Ich hätte sie, vor meinem Mord, von ihm herunterrollen
sollen. Ich hatte so viel im Kopf. Jetzt liegen sie tot aufeinander. Ich bin
nicht eifersüchtig auf eine Tote. Ich hätte nur meine Arbeit richtig machen
müssen.
Der Mann in Uniform will kurze und richtige Antworten. Nach diesen
Fragen werde ich nichts mehr gefragt werden. Das werden meine einzigen Worte zu
meinem Mord sein. Danach werde ich nichts mehr zu sagen haben. Nach diesem
Verhör ist mein Leben vorbei.
Die Haustür war angelehnt.
Ich ging in die
Küche. Mein Mann lag nackt auf dem Küchentisch. Auf ihm Susanne Knopf. Bleiche
Haut. Ihre Haut sah wie
Schweizerkäse aus.
Ich nahm das Küchenmesser und
stach auf den Berg ein. Das muß ein komisches Bild gewesen sein. Ich bin eine
sehr kleine, unauffällige Frau. Ich falle nicht auf. Wenn ich auf Partys
eingeladen bin, was selten vorkommt, halte ich mich meistens auf der Toilette
auf. Ich sitze auf der kalten Kloschüssel und warte vor mich hin. Ich wippe mit
den Füßen. Ich warte, bis alles vorbei ist.
Von mir denkt keiner etwas
Schlechtes. Von mir denkt man sich überhaupt nichts.

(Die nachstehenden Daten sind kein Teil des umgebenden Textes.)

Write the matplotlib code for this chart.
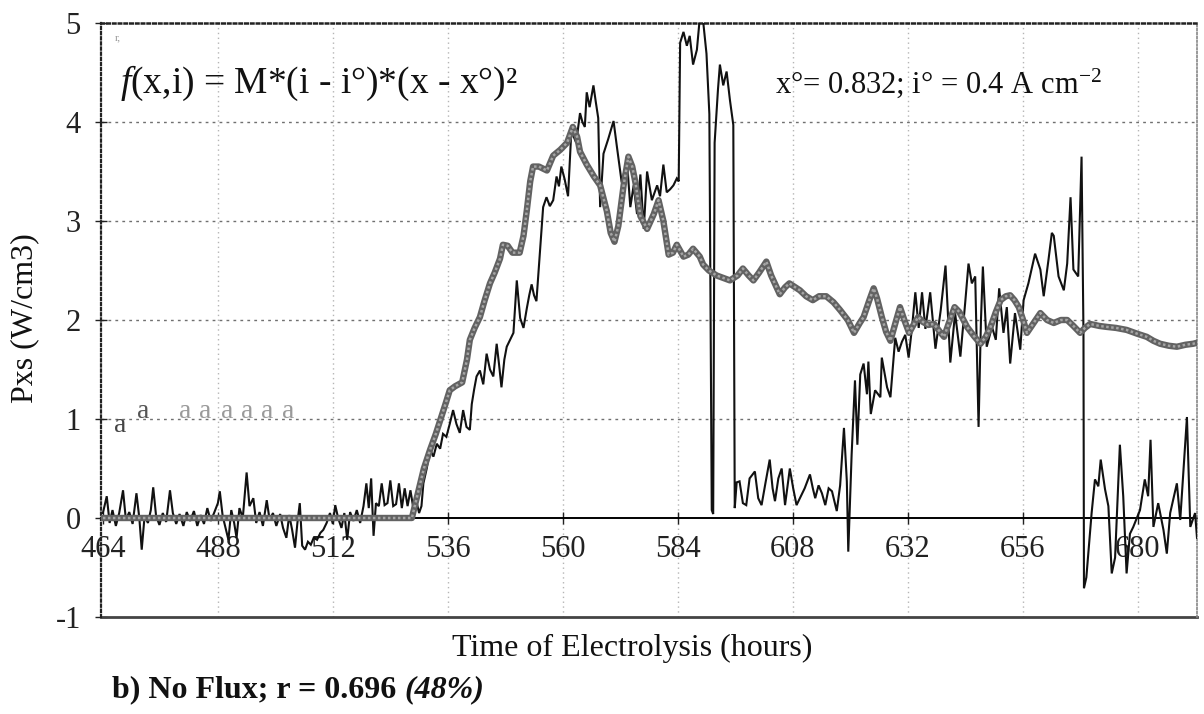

Es muß ein komisches Bild
gewesen sein. Man wird sagen: Aber nein, die Frau Tauber wurde in das Bild
hineinretuschiert. Sie hat ihren Mann nicht getötet. Sie hat nicht so viel
Kraft.
Das wird der Mann in Uniform nicht wissen wollen. Nichts von all dem.
Jetzt ist es bald so weit. Ich bin gleich da. Ich werde sagen: Mein Name ist
Rita Tauber. Ich habe meinen Mann und seine Geliebte erstochen. Das war vor
einer Stunde und zehn Minuten. Sie liegen beide noch auf dem Küchentisch.
Gehmanngasse 43.
Als ich gegangen bin, waren sie noch warm. Ich habe sie
umgebracht, weil mein Mann mich verlassen wollte. Wegen einer Geliebten, die
richtige Gedanken hat und nicht wie ich durch die Wohnung schleicht. Ich habe
sie umgebracht, weil ich wollte, daß etwas passiert in meinem Leben.